Task to carry out » In the listing that follows, retype every line from the first through the one containing "const xLabel = 'Latent dimension';". Pictures are to be left out.

Available data »
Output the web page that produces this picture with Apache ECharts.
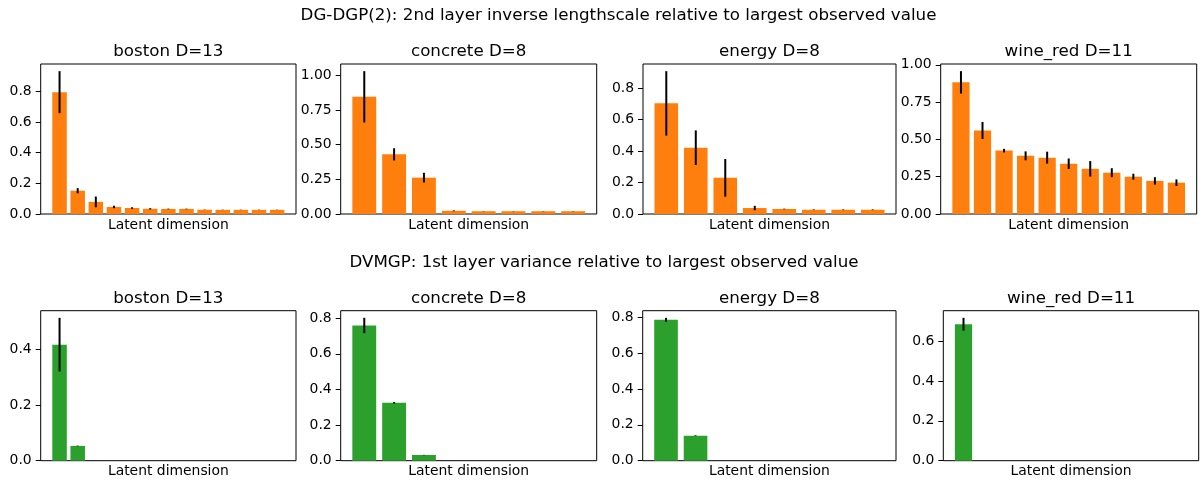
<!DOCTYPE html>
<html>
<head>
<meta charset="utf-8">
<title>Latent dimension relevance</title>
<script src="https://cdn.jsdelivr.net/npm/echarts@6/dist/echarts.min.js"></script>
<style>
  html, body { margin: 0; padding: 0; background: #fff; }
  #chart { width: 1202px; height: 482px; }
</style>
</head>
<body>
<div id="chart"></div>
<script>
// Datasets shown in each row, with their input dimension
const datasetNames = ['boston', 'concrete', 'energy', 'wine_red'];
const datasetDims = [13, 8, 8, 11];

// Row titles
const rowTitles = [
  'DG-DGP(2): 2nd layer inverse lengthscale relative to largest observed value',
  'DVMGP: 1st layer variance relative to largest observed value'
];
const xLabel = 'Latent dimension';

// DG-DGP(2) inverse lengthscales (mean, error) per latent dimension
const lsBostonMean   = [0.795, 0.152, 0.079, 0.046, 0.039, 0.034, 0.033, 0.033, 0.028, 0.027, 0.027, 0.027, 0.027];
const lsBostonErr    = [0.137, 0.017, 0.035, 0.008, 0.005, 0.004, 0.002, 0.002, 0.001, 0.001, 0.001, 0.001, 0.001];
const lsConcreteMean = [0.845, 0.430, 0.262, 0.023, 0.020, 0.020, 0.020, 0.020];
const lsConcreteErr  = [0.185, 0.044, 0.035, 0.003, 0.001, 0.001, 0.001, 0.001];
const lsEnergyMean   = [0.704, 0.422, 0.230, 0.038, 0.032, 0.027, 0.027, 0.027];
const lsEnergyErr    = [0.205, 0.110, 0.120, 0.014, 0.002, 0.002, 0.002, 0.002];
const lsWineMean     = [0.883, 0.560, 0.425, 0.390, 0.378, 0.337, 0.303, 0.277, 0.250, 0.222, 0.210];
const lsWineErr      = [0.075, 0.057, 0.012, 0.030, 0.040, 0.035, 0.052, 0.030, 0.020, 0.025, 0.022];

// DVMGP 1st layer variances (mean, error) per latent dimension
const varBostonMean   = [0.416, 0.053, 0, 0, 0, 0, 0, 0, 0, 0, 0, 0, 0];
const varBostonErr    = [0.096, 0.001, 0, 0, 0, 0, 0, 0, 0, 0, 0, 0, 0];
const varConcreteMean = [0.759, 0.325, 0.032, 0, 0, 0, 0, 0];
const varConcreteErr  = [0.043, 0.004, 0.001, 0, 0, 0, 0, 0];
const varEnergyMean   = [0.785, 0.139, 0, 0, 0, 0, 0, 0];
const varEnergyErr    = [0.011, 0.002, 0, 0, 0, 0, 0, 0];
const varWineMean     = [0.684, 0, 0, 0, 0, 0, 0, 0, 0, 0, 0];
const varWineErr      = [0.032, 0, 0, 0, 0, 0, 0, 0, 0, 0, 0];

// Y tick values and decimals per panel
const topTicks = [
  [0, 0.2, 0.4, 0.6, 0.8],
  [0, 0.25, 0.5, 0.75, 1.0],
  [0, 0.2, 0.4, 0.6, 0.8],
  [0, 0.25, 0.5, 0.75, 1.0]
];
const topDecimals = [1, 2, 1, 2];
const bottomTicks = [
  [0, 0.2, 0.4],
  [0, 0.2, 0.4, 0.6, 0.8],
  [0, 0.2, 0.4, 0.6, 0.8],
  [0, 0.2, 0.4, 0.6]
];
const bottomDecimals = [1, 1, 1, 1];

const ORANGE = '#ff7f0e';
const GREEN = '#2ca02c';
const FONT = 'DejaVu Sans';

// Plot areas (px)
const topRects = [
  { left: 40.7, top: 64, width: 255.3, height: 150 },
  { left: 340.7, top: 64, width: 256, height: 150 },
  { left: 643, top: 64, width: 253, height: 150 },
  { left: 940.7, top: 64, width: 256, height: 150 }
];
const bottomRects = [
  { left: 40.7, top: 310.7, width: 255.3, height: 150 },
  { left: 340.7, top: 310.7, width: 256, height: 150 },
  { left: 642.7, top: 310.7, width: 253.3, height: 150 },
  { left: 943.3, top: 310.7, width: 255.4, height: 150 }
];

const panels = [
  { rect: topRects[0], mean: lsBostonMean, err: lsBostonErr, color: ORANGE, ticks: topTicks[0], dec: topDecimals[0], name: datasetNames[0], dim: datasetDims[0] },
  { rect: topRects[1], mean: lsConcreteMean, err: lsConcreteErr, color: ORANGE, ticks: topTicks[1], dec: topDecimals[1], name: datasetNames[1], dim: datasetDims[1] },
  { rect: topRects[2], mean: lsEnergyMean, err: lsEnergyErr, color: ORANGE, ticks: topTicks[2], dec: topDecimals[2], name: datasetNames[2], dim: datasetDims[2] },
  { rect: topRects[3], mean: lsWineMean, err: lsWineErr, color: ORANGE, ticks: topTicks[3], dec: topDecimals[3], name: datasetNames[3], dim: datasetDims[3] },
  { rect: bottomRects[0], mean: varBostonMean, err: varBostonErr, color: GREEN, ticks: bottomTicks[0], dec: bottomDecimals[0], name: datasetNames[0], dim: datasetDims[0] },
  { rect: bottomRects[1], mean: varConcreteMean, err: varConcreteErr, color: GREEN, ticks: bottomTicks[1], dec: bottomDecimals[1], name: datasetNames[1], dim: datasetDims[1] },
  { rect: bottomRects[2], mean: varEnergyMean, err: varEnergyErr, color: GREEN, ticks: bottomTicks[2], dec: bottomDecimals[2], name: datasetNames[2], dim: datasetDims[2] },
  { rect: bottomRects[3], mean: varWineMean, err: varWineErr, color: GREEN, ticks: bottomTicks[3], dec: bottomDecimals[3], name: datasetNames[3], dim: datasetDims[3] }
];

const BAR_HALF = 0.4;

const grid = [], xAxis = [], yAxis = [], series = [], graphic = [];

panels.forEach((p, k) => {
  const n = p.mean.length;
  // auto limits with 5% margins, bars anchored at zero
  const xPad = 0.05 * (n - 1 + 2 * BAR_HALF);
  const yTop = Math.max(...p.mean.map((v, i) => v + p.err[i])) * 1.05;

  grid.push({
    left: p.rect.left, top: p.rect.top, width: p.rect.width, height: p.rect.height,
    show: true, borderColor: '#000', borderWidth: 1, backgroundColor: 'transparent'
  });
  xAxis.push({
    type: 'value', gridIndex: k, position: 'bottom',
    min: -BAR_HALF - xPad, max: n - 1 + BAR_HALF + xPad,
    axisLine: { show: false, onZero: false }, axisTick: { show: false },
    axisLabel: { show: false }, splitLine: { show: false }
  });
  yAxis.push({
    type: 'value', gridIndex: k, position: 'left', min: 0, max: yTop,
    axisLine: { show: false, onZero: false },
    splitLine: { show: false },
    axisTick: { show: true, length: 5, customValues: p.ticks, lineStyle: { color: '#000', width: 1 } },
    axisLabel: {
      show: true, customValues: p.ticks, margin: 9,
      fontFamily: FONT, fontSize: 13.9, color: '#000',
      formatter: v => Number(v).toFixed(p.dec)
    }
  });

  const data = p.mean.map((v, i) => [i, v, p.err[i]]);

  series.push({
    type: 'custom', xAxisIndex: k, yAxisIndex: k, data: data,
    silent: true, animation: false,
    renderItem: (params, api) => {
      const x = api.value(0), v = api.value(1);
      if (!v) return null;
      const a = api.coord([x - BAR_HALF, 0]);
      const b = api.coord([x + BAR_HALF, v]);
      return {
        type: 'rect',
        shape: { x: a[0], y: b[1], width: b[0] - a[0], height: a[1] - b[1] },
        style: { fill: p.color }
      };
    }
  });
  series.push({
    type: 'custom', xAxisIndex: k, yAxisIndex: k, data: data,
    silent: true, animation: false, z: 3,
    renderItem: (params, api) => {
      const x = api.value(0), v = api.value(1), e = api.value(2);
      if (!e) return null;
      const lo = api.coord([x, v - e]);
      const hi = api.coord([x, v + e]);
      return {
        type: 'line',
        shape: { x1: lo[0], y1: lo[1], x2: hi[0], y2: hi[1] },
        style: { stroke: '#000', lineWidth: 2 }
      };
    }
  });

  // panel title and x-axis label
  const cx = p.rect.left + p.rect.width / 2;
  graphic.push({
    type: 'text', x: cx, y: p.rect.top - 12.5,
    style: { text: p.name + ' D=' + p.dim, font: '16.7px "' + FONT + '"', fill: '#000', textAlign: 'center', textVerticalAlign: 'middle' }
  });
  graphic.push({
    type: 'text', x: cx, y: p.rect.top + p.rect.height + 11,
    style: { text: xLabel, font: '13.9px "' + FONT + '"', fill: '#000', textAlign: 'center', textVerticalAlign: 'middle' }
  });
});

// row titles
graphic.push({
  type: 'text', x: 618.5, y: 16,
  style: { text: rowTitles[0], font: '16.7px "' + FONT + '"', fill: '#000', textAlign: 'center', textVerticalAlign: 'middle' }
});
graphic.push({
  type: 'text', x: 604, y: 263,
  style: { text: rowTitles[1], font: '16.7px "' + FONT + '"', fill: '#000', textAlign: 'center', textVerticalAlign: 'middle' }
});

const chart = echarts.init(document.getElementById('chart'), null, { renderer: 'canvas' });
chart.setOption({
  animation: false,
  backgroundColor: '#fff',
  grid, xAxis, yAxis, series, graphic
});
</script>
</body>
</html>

Solution »
Output the web page that produces this picture with Apache ECharts.
<!DOCTYPE html>
<html>
<head>
<meta charset="utf-8">
<title>Latent dimension relevance</title>
<script src="https://cdn.jsdelivr.net/npm/echarts@6/dist/echarts.min.js"></script>
<style>
  html, body { margin: 0; padding: 0; background: #fff; }
  #chart { width: 1202px; height: 482px; }
</style>
</head>
<body>
<div id="chart"></div>
<script>
// Datasets shown in each row, with their input dimension
const datasetNames = ['boston', 'concrete', 'energy', 'wine_red'];
const datasetDims = [13, 8, 8, 11];

// Row titles
const rowTitles = [
  'DG-DGP(2): 2nd layer inverse lengthscale relative to largest observed value',
  'DVMGP: 1st layer variance relative to largest observed value'
];
const xLabel = 'Latent dimension';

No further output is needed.